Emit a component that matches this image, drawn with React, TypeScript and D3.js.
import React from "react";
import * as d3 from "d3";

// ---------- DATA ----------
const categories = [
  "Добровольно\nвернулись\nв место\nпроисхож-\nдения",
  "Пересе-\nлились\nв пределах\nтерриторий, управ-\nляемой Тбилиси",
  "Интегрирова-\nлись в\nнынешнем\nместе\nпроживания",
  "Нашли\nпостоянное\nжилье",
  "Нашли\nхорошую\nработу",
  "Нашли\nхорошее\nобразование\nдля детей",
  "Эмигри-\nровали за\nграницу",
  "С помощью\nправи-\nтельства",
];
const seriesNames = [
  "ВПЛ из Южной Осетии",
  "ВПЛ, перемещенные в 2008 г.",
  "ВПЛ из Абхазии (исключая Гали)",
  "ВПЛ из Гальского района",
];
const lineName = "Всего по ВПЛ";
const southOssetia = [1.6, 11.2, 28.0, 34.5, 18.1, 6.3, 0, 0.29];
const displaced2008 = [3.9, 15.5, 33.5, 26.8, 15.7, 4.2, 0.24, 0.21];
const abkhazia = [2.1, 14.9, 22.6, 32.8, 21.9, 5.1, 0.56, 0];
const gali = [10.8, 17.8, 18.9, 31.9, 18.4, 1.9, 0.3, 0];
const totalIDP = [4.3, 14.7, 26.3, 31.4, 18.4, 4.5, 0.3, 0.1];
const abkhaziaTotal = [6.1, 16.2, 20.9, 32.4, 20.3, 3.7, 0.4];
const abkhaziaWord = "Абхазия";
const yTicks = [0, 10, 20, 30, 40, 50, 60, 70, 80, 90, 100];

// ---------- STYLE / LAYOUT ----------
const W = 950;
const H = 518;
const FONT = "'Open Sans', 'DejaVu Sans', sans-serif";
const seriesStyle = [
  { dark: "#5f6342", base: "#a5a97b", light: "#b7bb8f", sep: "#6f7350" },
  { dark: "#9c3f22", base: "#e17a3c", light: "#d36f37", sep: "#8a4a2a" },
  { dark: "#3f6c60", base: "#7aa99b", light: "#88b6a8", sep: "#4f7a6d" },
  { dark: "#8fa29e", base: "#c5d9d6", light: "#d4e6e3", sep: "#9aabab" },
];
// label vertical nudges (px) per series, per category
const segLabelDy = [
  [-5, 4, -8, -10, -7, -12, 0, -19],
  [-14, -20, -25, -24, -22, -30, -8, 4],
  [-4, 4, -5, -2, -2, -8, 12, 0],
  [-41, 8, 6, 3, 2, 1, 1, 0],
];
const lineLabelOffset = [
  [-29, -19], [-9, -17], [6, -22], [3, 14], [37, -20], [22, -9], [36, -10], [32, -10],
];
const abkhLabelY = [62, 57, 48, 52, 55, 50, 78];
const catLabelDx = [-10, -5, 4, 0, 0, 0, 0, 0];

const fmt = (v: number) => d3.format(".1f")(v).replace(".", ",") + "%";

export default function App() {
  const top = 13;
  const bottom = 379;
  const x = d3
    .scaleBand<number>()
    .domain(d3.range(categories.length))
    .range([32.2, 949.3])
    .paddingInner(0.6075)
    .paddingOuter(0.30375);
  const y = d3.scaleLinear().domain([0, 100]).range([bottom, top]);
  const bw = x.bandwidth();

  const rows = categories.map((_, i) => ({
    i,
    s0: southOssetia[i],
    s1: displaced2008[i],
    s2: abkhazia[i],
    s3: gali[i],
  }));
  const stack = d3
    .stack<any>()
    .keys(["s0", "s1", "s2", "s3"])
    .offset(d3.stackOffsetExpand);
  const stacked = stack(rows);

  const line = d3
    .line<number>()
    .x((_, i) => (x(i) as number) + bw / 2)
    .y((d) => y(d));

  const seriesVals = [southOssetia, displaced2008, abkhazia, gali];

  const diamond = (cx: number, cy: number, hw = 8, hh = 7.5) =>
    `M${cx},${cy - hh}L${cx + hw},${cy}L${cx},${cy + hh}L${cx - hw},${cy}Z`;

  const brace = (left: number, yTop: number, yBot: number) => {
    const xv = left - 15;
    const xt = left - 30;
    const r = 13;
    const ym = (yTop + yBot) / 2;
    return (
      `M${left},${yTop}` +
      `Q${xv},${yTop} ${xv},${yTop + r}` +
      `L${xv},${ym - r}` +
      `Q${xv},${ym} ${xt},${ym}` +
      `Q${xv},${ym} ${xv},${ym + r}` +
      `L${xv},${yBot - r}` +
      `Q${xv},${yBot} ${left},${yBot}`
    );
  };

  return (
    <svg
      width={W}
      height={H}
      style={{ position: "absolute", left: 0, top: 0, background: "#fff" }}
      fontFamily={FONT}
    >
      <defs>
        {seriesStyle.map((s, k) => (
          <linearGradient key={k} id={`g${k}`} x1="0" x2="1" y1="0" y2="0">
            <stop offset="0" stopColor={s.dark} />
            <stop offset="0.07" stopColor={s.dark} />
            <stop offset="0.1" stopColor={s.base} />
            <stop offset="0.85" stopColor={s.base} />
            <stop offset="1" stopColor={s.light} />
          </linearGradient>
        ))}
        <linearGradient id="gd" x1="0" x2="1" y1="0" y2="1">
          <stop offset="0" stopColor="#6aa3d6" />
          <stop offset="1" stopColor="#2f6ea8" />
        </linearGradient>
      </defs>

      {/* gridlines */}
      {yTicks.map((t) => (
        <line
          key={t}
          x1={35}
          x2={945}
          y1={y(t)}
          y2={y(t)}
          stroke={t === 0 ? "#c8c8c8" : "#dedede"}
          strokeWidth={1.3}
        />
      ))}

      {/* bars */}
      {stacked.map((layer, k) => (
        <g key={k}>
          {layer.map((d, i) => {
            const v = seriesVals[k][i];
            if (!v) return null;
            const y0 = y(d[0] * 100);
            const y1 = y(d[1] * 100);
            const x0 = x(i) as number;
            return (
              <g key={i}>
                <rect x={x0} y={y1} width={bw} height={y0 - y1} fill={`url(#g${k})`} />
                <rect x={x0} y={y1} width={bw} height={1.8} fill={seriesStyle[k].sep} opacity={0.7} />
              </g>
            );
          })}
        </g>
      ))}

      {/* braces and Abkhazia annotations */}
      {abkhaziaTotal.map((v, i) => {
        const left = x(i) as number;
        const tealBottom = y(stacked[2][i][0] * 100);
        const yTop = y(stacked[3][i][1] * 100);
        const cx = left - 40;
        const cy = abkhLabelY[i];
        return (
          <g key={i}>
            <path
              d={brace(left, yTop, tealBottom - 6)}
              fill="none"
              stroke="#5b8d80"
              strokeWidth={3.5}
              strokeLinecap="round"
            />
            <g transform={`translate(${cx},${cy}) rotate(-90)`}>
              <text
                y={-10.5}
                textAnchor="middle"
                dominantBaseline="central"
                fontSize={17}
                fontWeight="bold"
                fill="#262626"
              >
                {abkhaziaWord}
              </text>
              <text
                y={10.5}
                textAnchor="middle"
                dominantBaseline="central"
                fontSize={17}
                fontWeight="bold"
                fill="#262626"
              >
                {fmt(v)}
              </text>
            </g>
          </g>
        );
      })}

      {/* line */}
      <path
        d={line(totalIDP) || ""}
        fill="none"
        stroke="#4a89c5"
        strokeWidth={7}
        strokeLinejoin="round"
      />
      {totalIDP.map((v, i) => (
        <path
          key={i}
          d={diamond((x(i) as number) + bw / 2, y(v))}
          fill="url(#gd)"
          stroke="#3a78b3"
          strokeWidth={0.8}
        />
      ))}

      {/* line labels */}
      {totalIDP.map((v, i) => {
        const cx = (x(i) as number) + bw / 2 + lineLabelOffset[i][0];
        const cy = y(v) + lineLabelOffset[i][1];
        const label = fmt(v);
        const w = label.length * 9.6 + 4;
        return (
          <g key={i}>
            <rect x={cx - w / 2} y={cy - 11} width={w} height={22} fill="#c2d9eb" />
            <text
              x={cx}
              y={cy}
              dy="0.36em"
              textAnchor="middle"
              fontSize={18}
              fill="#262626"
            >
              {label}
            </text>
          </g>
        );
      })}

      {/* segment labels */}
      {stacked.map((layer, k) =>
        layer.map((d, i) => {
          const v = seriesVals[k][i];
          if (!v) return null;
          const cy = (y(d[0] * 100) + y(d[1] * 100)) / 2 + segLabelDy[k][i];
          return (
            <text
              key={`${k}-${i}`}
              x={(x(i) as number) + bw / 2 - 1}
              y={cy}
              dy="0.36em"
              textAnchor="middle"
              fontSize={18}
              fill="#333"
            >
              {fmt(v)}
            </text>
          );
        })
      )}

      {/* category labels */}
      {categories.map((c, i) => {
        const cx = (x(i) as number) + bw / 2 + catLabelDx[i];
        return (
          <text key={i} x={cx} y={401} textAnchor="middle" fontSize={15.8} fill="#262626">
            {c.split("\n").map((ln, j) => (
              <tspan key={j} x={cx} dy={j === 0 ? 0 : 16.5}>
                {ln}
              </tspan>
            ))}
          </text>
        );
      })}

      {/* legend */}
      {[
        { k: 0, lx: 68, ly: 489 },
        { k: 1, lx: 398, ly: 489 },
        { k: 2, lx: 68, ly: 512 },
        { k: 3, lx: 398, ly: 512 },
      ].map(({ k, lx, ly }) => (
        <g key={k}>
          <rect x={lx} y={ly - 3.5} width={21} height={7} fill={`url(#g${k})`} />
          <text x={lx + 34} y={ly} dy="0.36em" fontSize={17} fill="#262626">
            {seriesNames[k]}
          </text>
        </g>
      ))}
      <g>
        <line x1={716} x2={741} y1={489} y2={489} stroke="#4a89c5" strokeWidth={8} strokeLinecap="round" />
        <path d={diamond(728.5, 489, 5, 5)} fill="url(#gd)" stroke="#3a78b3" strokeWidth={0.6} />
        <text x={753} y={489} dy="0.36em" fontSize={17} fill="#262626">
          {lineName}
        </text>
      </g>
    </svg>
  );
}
* * *
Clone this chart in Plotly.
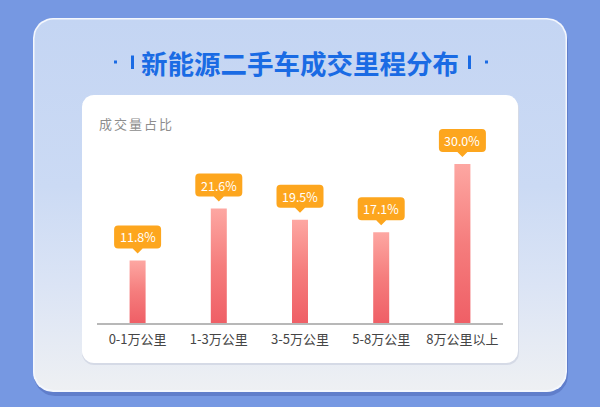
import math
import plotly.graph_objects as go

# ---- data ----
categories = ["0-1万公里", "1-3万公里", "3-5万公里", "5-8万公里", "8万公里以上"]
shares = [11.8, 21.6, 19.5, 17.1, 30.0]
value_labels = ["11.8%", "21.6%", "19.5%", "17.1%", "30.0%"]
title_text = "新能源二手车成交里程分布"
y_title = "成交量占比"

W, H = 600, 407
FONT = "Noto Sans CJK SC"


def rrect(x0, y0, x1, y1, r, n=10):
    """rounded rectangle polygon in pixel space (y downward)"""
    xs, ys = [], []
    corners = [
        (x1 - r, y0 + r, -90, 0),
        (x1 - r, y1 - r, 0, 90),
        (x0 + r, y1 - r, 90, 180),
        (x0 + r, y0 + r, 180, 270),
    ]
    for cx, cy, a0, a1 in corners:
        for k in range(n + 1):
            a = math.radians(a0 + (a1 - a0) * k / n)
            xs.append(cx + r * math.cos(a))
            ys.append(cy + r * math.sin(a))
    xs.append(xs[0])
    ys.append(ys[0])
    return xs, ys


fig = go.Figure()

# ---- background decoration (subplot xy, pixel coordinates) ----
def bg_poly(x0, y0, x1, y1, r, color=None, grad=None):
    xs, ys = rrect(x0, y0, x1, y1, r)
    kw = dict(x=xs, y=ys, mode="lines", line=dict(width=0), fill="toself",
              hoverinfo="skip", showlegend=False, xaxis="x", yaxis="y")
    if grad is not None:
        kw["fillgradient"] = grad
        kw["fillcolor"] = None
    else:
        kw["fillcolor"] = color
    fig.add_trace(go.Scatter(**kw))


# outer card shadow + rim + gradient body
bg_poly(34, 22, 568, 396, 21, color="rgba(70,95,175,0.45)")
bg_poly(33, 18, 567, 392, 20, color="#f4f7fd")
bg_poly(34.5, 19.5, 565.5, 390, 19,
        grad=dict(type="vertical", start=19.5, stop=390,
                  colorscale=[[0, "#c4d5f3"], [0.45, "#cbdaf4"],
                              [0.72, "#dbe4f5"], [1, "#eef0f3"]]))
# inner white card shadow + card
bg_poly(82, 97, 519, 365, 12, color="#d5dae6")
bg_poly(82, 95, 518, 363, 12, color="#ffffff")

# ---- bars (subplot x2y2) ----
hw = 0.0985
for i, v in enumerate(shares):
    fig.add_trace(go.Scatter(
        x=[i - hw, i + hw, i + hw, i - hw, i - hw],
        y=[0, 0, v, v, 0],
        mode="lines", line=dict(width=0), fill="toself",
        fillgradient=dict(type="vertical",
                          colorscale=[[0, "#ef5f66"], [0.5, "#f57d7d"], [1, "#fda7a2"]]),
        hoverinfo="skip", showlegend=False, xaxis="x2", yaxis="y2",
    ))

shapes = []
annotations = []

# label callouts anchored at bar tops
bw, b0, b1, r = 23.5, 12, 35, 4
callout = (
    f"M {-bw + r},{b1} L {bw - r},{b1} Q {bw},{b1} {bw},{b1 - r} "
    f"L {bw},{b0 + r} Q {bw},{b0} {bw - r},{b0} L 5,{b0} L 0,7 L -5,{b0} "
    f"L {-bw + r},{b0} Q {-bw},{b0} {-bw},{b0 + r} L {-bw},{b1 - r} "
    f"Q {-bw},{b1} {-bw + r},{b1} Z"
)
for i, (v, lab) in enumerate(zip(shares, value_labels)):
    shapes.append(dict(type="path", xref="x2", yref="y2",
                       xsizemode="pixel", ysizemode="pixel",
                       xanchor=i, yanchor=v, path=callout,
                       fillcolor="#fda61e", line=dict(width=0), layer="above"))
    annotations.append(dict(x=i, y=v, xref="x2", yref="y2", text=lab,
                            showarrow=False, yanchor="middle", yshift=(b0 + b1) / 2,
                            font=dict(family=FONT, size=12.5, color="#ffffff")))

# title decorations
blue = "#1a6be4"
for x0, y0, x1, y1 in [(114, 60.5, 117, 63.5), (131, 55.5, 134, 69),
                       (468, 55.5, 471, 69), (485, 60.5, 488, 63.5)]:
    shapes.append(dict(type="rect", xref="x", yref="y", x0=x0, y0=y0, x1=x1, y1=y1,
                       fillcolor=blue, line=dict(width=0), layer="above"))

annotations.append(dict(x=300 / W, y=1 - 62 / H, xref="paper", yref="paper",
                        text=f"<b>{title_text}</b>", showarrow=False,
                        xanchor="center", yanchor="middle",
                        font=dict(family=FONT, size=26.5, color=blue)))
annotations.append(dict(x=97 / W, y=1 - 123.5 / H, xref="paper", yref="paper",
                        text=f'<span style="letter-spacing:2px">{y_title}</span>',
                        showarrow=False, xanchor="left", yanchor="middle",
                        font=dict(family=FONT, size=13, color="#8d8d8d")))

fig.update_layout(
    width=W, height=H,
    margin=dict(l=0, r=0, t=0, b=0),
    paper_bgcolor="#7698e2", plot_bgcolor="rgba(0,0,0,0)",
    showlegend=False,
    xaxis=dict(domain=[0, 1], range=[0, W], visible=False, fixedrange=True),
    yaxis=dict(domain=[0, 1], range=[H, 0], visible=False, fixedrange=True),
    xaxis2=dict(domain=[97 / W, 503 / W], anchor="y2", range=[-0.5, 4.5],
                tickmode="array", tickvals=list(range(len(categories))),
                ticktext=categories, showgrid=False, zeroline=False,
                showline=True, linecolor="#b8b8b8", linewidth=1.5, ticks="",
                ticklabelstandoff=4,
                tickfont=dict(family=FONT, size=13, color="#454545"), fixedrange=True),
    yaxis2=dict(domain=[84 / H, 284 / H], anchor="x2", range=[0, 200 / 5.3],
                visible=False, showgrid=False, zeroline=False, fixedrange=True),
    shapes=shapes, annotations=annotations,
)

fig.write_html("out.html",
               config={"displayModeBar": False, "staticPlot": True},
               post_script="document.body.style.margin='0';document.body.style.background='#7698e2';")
--
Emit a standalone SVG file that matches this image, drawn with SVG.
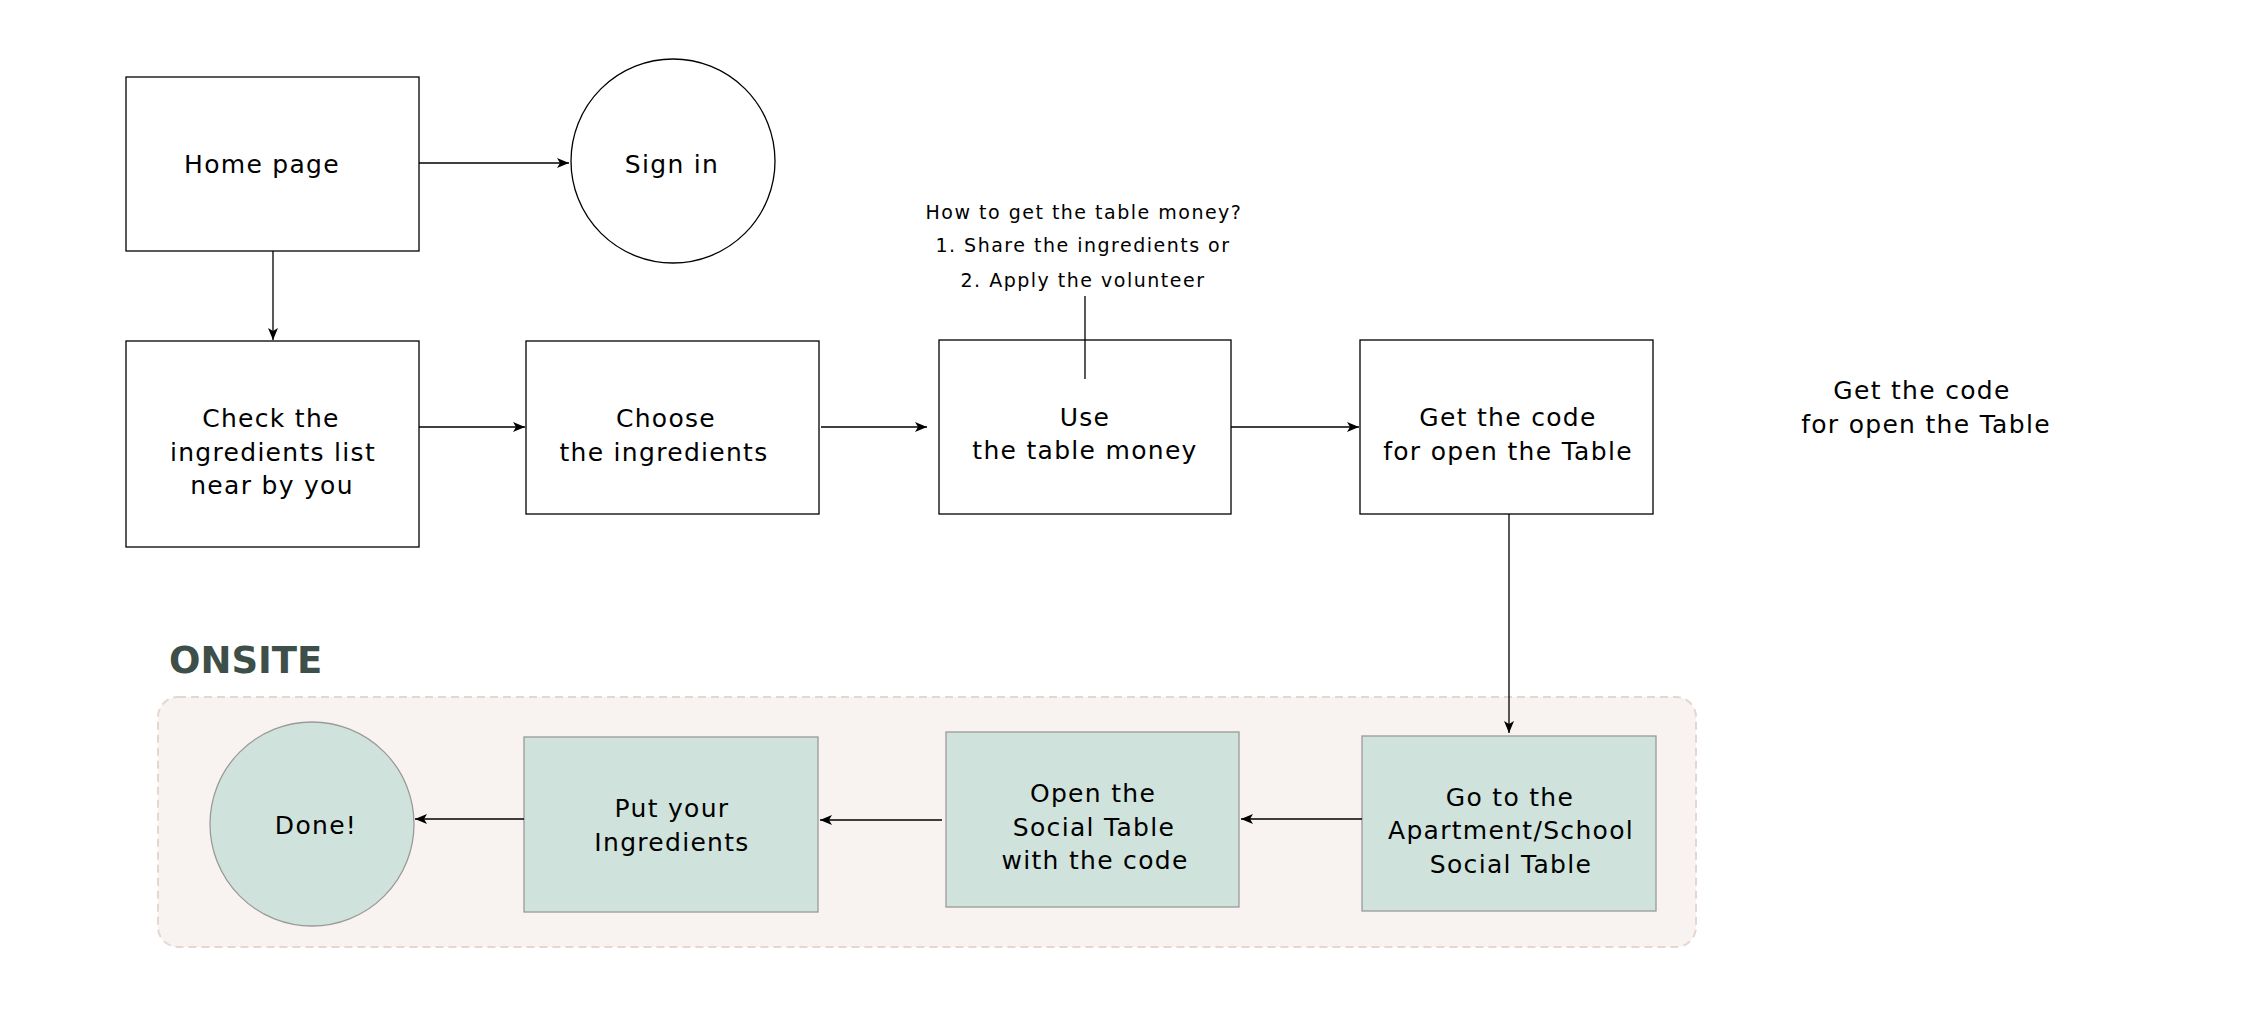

## Task
Pull out all lines in the data above that include "React".

## Result of the exercise
Emit a component that matches this image, drawn with React, TypeScript and D3.js.
import React from "react";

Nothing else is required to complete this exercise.